Further electrochemistry studies

   In 1824 he proposed and eventually mounted chunks of iron to the hull
   of a copper clad ship in the first use of cathodic protection. Whilst
   this was effective in preventing the corrosion of copper, it eliminated
   the anti-fouling properties of the copper hull, leading to the
   attachment of molluscs and barnacles to the "protected" hull, slowing
   these ships and requiring extensive time in dry docks for defouling
   operations.He discoverd Calcium in 1808 in London England.

Death

   Davy died in Switzerland in 1829, his various inhalations of chemicals
   finally taking its toll on his health.
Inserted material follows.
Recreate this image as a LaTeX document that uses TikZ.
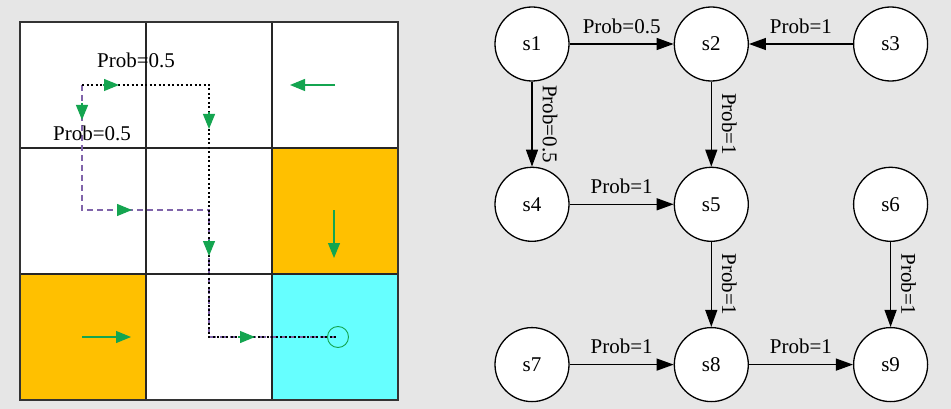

He is buried in the Plain Palais
   Cemetery in Geneva.

   Davy's laboratory assistant, Michael Faraday, went on to enhance Davy's
   work and in the end became more famous and influential – to such an
   extent that Davy is supposed to have claimed Faraday as his greatest
   discovery. However, he later accused Faraday of plagiarism, causing
   Faraday (the first Fullerian Professor of Chemistry) to cease all
   research in electromagnetism until his mentor's death.

Davy's Statue

   Statue of Sir Humphry Davy located at Market Jew Street, Penzance,
   Cornwall
   Statue of Sir Humphry Davy located at Market Jew Street, Penzance,
   Cornwall

   In the town of Penzance in Cornwall a statue of Davy, its most famous
   son, stands in front of the imposing Market House, now owned by Lloyds
   TSB, at the top of Market Jew Street, the town's main high street.

School

   There is a secondary school in Penzance named Humphry Davy School

Miscellanea

     * Davy was the subject of the first ever clerihew:

          Sir Humphry Davy
          Abominated gravy.
          He lived in the odium
          Of having discovered sodium.

     * Like James Prescott Joule and Isaac Newton, Davy is remembered in
       his hometown by a local pub. The Sir Humphry Davy pub is located in
       Penzance opposite the Geenmarket at the end of Market Jew Street.

     * The lunar crater Davy is named after Sir Humphry Davy. It has a
       diameter of 34 km and coordinates of 11.8S, 8.1W.